Short exercise:
Extract the lines from the start through the line that holds "s.set_linewidth(1.0)", both included, omitting all images.

Collected data:
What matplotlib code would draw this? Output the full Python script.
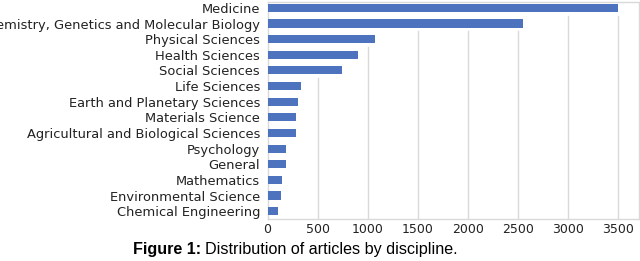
import matplotlib
matplotlib.use("Agg")
import matplotlib.pyplot as plt
import numpy as np

categories = [
    "Medicine",
    "Biochemistry, Genetics and Molecular Biology",
    "Physical Sciences",
    "Health Sciences",
    "Social Sciences",
    "Life Sciences",
    "Earth and Planetary Sciences",
    "Materials Science",
    "Agricultural and Biological Sciences",
    "Psychology",
    "General",
    "Mathematics",
    "Environmental Science",
    "Chemical Engineering",
]
values = [3505, 2550, 1075, 905, 745, 335, 305, 280, 280, 185, 180, 145, 130, 100]
xticks = [0, 500, 1000, 1500, 2000, 2500, 3000, 3500]

# plot from bottom up
cats = categories[::-1]
vals = values[::-1]
ypos = np.arange(len(cats))

fig = plt.figure(figsize=(6.4, 2.61), dpi=100)
ax = fig.add_axes([0.418, 0.161, 0.580, 0.831])

grid_color = "#d9d9d9"
bar_h = 0.52
ax.barh(ypos, vals, height=bar_h, color="#4e73be", zorder=3)

ylo, yhi = -0.5, len(cats) - 0.63
# gridlines: visible from bottom up to just below the lowest bar crossing them
for t in xticks[1:]:
    crossing = [i for i, v in enumerate(vals) if v > t]
    top = (min(crossing) - 0.5) if crossing else yhi
    ax.plot([t, t], [ylo, top], color=grid_color, lw=1.0, zorder=1)

ax.set_ylim(ylo, yhi)
ax.set_xlim(0, 3710)
ax.set_yticks(ypos)
ax.set_yticklabels(cats, fontsize=9.4, color="#222222")
ax.set_xticks(xticks)
ax.set_xticklabels([str(t) for t in xticks], fontsize=9.0, color="#222222")
ax.tick_params(axis="y", length=0, pad=5.5)
ax.tick_params(axis="x", length=0, pad=3)
for s in ax.spines.values():
    s.set_color(grid_color)
    s.set_linewidth(1.0)

cap = fig.text(0.208, 0.027, "Figure 1:", fontsize=11.6, fontweight="bold",
               family="Liberation Sans", ha="left", va="baseline")
fig.canvas.draw()
bb = cap.get_window_extent()
fig.text(bb.x1 / fig.bbox.width + 0.006, 0.027, "Distribution of articles by discipline.",
         fontsize=11.6, family="Liberation Sans", ha="left", va="baseline")

fig.savefig("out.png", dpi=100)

Output for this exercise:
What matplotlib code would draw this? Output the full Python script.
import matplotlib
matplotlib.use("Agg")
import matplotlib.pyplot as plt
import numpy as np

categories = [
    "Medicine",
    "Biochemistry, Genetics and Molecular Biology",
    "Physical Sciences",
    "Health Sciences",
    "Social Sciences",
    "Life Sciences",
    "Earth and Planetary Sciences",
    "Materials Science",
    "Agricultural and Biological Sciences",
    "Psychology",
    "General",
    "Mathematics",
    "Environmental Science",
    "Chemical Engineering",
]
values = [3505, 2550, 1075, 905, 745, 335, 305, 280, 280, 185, 180, 145, 130, 100]
xticks = [0, 500, 1000, 1500, 2000, 2500, 3000, 3500]

# plot from bottom up
cats = categories[::-1]
vals = values[::-1]
ypos = np.arange(len(cats))

fig = plt.figure(figsize=(6.4, 2.61), dpi=100)
ax = fig.add_axes([0.418, 0.161, 0.580, 0.831])

grid_color = "#d9d9d9"
bar_h = 0.52
ax.barh(ypos, vals, height=bar_h, color="#4e73be", zorder=3)

ylo, yhi = -0.5, len(cats) - 0.63
# gridlines: visible from bottom up to just below the lowest bar crossing them
for t in xticks[1:]:
    crossing = [i for i, v in enumerate(vals) if v > t]
    top = (min(crossing) - 0.5) if crossing else yhi
    ax.plot([t, t], [ylo, top], color=grid_color, lw=1.0, zorder=1)

ax.set_ylim(ylo, yhi)
ax.set_xlim(0, 3710)
ax.set_yticks(ypos)
ax.set_yticklabels(cats, fontsize=9.4, color="#222222")
ax.set_xticks(xticks)
ax.set_xticklabels([str(t) for t in xticks], fontsize=9.0, color="#222222")
ax.tick_params(axis="y", length=0, pad=5.5)
ax.tick_params(axis="x", length=0, pad=3)
for s in ax.spines.values():
    s.set_color(grid_color)
    s.set_linewidth(1.0)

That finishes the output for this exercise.